## [GOAL]
Output the material below unchanged, apart from leaving out the pictures.

## [SOURCE MATERIAL]
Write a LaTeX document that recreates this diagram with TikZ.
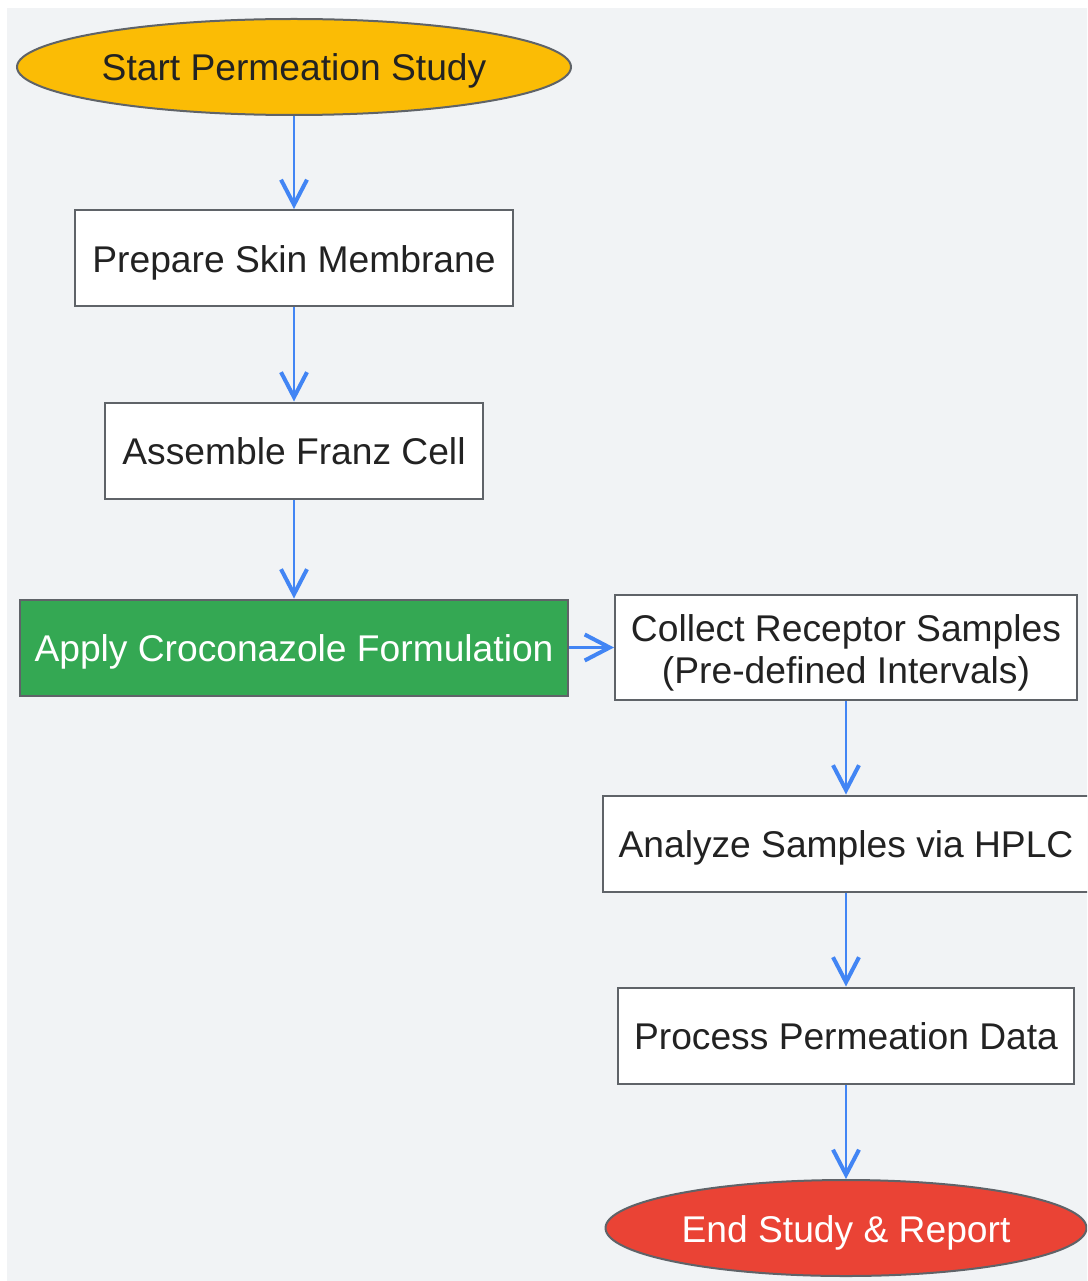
\documentclass[tikz,border=0pt]{standalone}
\usepackage{fontspec}
\setmainfont{Liberation Sans}
\usetikzlibrary{shapes.geometric,arrows.meta}
\definecolor{bg}{HTML}{F1F3F5}
\definecolor{bordc}{HTML}{5F6368}
\definecolor{txtc}{HTML}{222222}
\definecolor{startc}{HTML}{FBBC05}
\definecolor{applyc}{HTML}{34A853}
\definecolor{endc}{HTML}{EA4335}
\definecolor{arrc}{HTML}{4285F4}
\tikzset{
  base/.style={draw=bordc, line width=2pt, text=txtc, inner sep=0pt,
    font=\fontsize{37.2}{42}\selectfont, align=center,
    text height=28pt, text depth=0pt},
  stepbox/.style={base, rectangle, fill=white},
  term/.style={base, ellipse},
  flow/.style={draw=arrc, line width=2.4pt,
    -{Straight Barb[length=25pt,width=26pt,line width=4pt]}},
}
\begin{document}
\begin{tikzpicture}[x=1pt,y=-1pt]
\useasboundingbox (0,0) rectangle (1087,1281);
\clip (0,0) rectangle (1087,1281);
\fill[bg] (7,8) rectangle (1090,1285);
\node[term, fill=startc, minimum width=554pt, minimum height=96pt] (start) at (294,67) {Start Permeation Study};
\node[stepbox, minimum width=438pt, minimum height=96pt] (prep) at (294,258) {Prepare Skin Membrane};
\node[stepbox, minimum width=378pt, minimum height=96pt] (assem) at (294,450.5) {Assemble Franz Cell};
\node[stepbox, fill=applyc, text=white, minimum width=548pt, minimum height=96pt] (apply) at (294,647.5) {Apply Croconazole Formulation};
\node[stepbox, minimum width=462pt, minimum height=105pt, text height=72pt, text depth=0pt] (collect) at (846,647.5) {Collect Receptor Samples\\(Pre-defined Intervals)};
\node[stepbox, minimum width=486pt, minimum height=96pt] (analyze) at (846,843.5) {Analyze Samples via HPLC};
\node[stepbox, minimum width=456pt, minimum height=96pt] (process) at (846,1035.5) {Process Permeation Data};
\node[term, fill=endc, text=white, minimum width=481pt, minimum height=96pt] (end) at (846,1228) {End Study \& Report};
\draw[flow] (start) -- (prep);
\draw[flow] (prep) -- (assem);
\draw[flow] (assem) -- (apply);
\draw[flow] (apply) -- (collect);
\draw[flow] (collect) -- (analyze);
\draw[flow] (analyze) -- (process);
\draw[flow] (process) -- (end);
\end{tikzpicture}
\end{document}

## [WRITTEN RESPONSE]
Write a LaTeX document that recreates this diagram with TikZ.
\documentclass[tikz,border=0pt]{standalone}
\usepackage{fontspec}
\setmainfont{Liberation Sans}
\usetikzlibrary{shapes.geometric,arrows.meta}
\definecolor{bg}{HTML}{F1F3F5}
\definecolor{bordc}{HTML}{5F6368}
\definecolor{txtc}{HTML}{222222}
\definecolor{startc}{HTML}{FBBC05}
\definecolor{applyc}{HTML}{34A853}
\definecolor{endc}{HTML}{EA4335}
\definecolor{arrc}{HTML}{4285F4}
\tikzset{
  base/.style={draw=bordc, line width=2pt, text=txtc, inner sep=0pt,
    font=\fontsize{37.2}{42}\selectfont, align=center,
    text height=28pt, text depth=0pt},
  stepbox/.style={base, rectangle, fill=white},
  term/.style={base, ellipse},
  flow/.style={draw=arrc, line width=2.4pt,
    -{Straight Barb[length=25pt,width=26pt,line width=4pt]}},
}
\begin{document}
\begin{tikzpicture}[x=1pt,y=-1pt]
\useasboundingbox (0,0) rectangle (1087,1281);
\clip (0,0) rectangle (1087,1281);
\fill[bg] (7,8) rectangle (1090,1285);
\node[term, fill=startc, minimum width=554pt, minimum height=96pt] (start) at (294,67) {Start Permeation Study};
\node[stepbox, minimum width=438pt, minimum height=96pt] (prep) at (294,258) {Prepare Skin Membrane};
\node[stepbox, minimum width=378pt, minimum height=96pt] (assem) at (294,450.5) {Assemble Franz Cell};
\node[stepbox, fill=applyc, text=white, minimum width=548pt, minimum height=96pt] (apply) at (294,647.5) {Apply Croconazole Formulation};
\node[stepbox, minimum width=462pt, minimum height=105pt, text height=72pt, text depth=0pt] (collect) at (846,647.5) {Collect Receptor Samples\\(Pre-defined Intervals)};
\node[stepbox, minimum width=486pt, minimum height=96pt] (analyze) at (846,843.5) {Analyze Samples via HPLC};
\node[stepbox, minimum width=456pt, minimum height=96pt] (process) at (846,1035.5) {Process Permeation Data};
\node[term, fill=endc, text=white, minimum width=481pt, minimum height=96pt] (end) at (846,1228) {End Study \& Report};
\draw[flow] (start) -- (prep);
\draw[flow] (prep) -- (assem);
\draw[flow] (assem) -- (apply);
\draw[flow] (apply) -- (collect);
\draw[flow] (collect) -- (analyze);
\draw[flow] (analyze) -- (process);
\draw[flow] (process) -- (end);
\end{tikzpicture}
\end{document}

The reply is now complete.